Archive for March 9th, 2009

Karma Police

So… A-Rod is out six to nine weeks due to surgery to repair a torn labrum.  It’s a temporary surgery, a stop-gap measure to allow him to play this season, after which he’ll have surgery that will supposedly fix it for good.

Consider me skeptical.

Two names come to mind when I think about this situation: Curt Schilling and Ken Griffey Jr.  To be sure, being named in the same sentence as Schilling and Griffey is normally a compliment, but in this case, you don’t want to be named in that sentence.

Schilling had a serious shoulder injury that required surgery, but tried to rehab the shoulder without it (for reasons which won’t be discussed here) so that he could return later in the year.  The end result was that Schilling’s career was effectively ended, as rehab failed and he had to have surgery anyway.  He missed the entire 2008 season, and while he hasn’t decided whether or not to attempt a comeback, it’s unlikely he can pitch at the same level he did before the injury.  A-Rod is going down that same path.  While he’s elected to have surgery, it’s not the complete surgery required.  Should everything not go according to plan, he may eventually need the complete surgery before returning to the Yankees lineup, and his rehab will be longer than it would have been had he just gone out and had it fixed the right way.
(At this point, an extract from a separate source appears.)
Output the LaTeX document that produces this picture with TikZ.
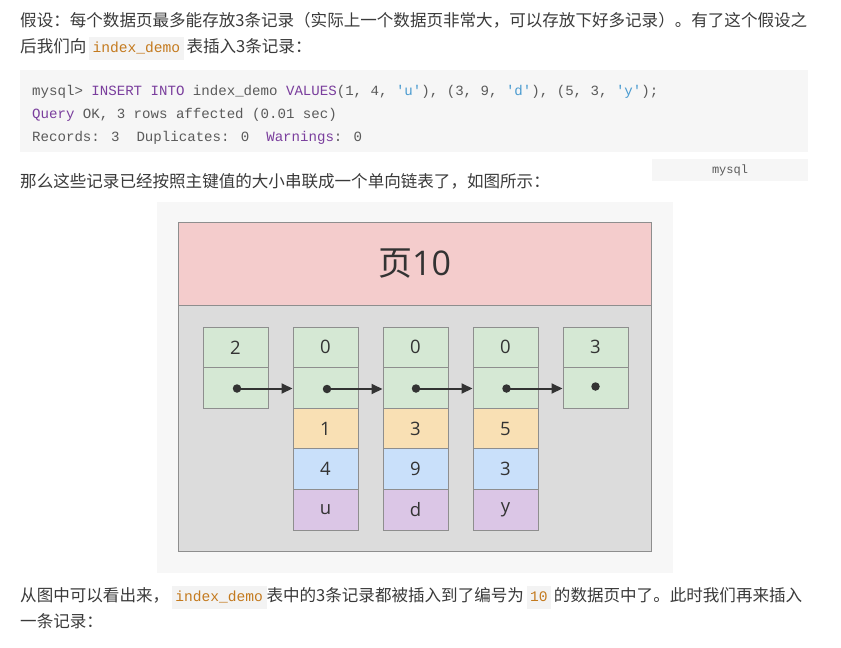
\documentclass[tikz,border=0pt]{standalone}
\usepackage{fontspec}
\setmainfont{Noto Sans CJK SC}
\newfontfamily\codefont{Liberation Mono}
\newfontfamily\digfont{Open Sans}
\usetikzlibrary{arrows.meta}
\definecolor{txtc}{HTML}{3A3A3A}
\definecolor{codebg}{HTML}{F6F6F6}
\definecolor{codec}{HTML}{5A5A5A}
\definecolor{kwc}{HTML}{7A3E9D}
\definecolor{strc}{HTML}{4A9BD0}
\definecolor{inc}{HTML}{C47A1E}
\definecolor{inbg}{HTML}{F3F3F3}
\definecolor{dgbg}{HTML}{F7F7F7}
\definecolor{pinkc}{HTML}{F4CCCC}
\definecolor{grayc}{HTML}{DCDCDC}
\definecolor{greenc}{HTML}{D5E8D4}
\definecolor{orangec}{HTML}{F9E0B4}
\definecolor{bluec}{HTML}{C9E0FA}
\definecolor{purplec}{HTML}{DBC6E6}
\definecolor{bordc}{HTML}{8E8E8E}
\definecolor{inkc}{HTML}{333333}
\newcommand{\icode}[1]{{\setlength{\fboxsep}{3.5pt}\colorbox{inbg}{\codefont\fontsize{14.6}{16}\selectfont\color{inc}\strut #1}}}
\begin{document}
\begin{tikzpicture}[x=1pt,y=-1pt,
  txt/.style={anchor=base west,inner sep=0pt,text=txtc,font=\fontsize{16.55}{20}\selectfont},
  codeln/.style={anchor=base west,inner sep=0pt,text=codec,font=\codefont\fontsize{14.1}{16}\selectfont},
  cell/.style={draw=bordc,line width=1pt,minimum width=65pt,minimum height=40.6pt,inner sep=0pt,text=inkc,font=\digfont\fontsize{18.5}{20}\selectfont},
  grn/.style={cell,fill=greenc},
  org/.style={cell,fill=orangec},
  blu/.style={cell,fill=bluec},
  pur/.style={cell,fill=purplec},
  dot/.style={circle,fill=inkc,inner sep=0pt,minimum size=8.5pt},
  link/.style={draw=inkc,line width=2pt,-{Triangle[length=11pt,width=10pt]}}]
\useasboundingbox (0,0) rectangle (841,648);
\fill[white] (0,0) rectangle (841,648);

% paragraph 1
\node[txt] (p1) at (20,26) {假设：每个数据页最多能存放3条记录（实际上一个数据页非常大，可以存放下好多记录）。有了这个假设之};
\node[txt] (p2) at (20,52) {后我们向\,\icode{index\_demo}\,表插入3条记录：};

% code block
\node[fill=codebg,anchor=north west,minimum width=788pt,minimum height=82pt,inner sep=0pt] (cb) at (20,70) {};
\node[codeln] (c1) at (32,95) {mysql> \textcolor{kwc}{INSERT INTO} index\_demo \textcolor{kwc}{VALUES}(1, 4, \textcolor{strc}{'u'}), (3, 9, \textcolor{strc}{'d'}), (5, 3, \textcolor{strc}{'y'});};
\node[codeln] (c2) at (32,118) {\textcolor{kwc}{Query} OK, 3 rows affected (0.01 sec)};
\node[codeln] (c3) at (32,141) {Records: 3~~Duplicates: 0~~\textcolor{kwc}{Warnings}: 0};

% language tag
\node[fill=codebg,minimum width=156pt,minimum height=22pt,inner sep=0pt,text=codec,font=\codefont\fontsize{12}{14}\selectfont] (tag) at (730,170) {mysql};

% paragraph 2
\node[txt] (p3) at (20,187) {那么这些记录已经按照主键值的大小串联成一个单向链表了，如图所示：};

% diagram
\node[fill=dgbg,minimum width=516pt,minimum height=371pt,inner sep=0pt] (dg) at (415,387.5) {};
\node[draw=bordc,line width=1pt,fill=pinkc,minimum width=473pt,minimum height=83pt,inner sep=0pt,text=inkc] (hd) at (414.5,263.5) {\fontsize{34}{36}\selectfont 页{\digfont 10}};
\node[draw=bordc,line width=1pt,fill=grayc,minimum width=473pt,minimum height=246pt,inner sep=0pt] (bd) at (414.5,428) {};

% infimum
\node[grn] (a1) at (235.5,347.3) {2};
\node[grn] (a2) at (235.5,387.9) {};
% records
\node[grn] (b1) at (325.5,347.3) {0};
\node[grn] (b2) at (325.5,387.9) {};
\node[org] (b3) at (325.5,428.5) {1};
\node[blu] (b4) at (325.5,469.1) {4};
\node[pur] (b5) at (325.5,509.7) {u};
\node[grn] (c1x) at (415.5,347.3) {0};
\node[grn] (c2x) at (415.5,387.9) {};
\node[org] (c3x) at (415.5,428.5) {3};
\node[blu] (c4x) at (415.5,469.1) {9};
\node[pur] (c5x) at (415.5,509.7) {d};
\node[grn] (d1) at (505.5,347.3) {0};
\node[grn] (d2) at (505.5,387.9) {};
\node[org] (d3) at (505.5,428.5) {5};
\node[blu] (d4) at (505.5,469.1) {3};
\node[pur] (d5) at (505.5,509.7) {y};
% supremum
\node[grn] (e1) at (595.5,347.3) {3};
\node[grn] (e2) at (595.5,387.9) {};

% pointers
\node[dot] (pa) at (237,388.5) {};
\node[dot] (pb) at (327,389) {};
\node[dot] (pc) at (416,388.5) {};
\node[dot] (pd) at (506.5,388.5) {};
\node[dot] (pe) at (595.5,386.5) {};
\draw[link] (pa.center) -- (pa.center -| b2.west);
\draw[link] (pb.center) -- (pb.center -| c2x.west);
\draw[link] (pc.center) -- (pc.center -| d2.west);
\draw[link] (pd.center) -- (pd.center -| e2.west);

% paragraph 3
\node[txt] (p4) at (20,601) {从图中可以看出来，\,\icode{index\_demo}表中的3条记录都被插入到了编号为\,\icode{10}\,的数据页中了。此时我们再来插入};
\node[txt] (p5) at (20,627) {一条记录：};
\end{tikzpicture}
\end{document}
I think about Ken Griffey for where he was in his career when it started going downhill.  Aside from an injury in 1995 that limited him to 72 games, Griffey was for the most part an everyday player, and there was nothing to suggest a slowdown in production.  At age 30 he had 438 home runs and was averaging nearly fifty a year over his previous five years.  Then the injuries started to mount, and while he still averaged about twenty-five round-trippers a season (a respectable figure), he became Above Average When Healthy Ken Griffey instead of Perennial All Star and Future Hall-Of-Famer Ken Griffey.  The man who was once a shoe-in to break Hank Aaron’s home run mark now has no shot of clearing 700.

Will it be that way with A-Rod?  I don’t know.  It would have been that way with Barry Bonds, had designer steroids not propped him up at the end of his career.  A steroid-free Bonds probably breaks down before reaching 600.  How will a steroid-free A-Rod fare?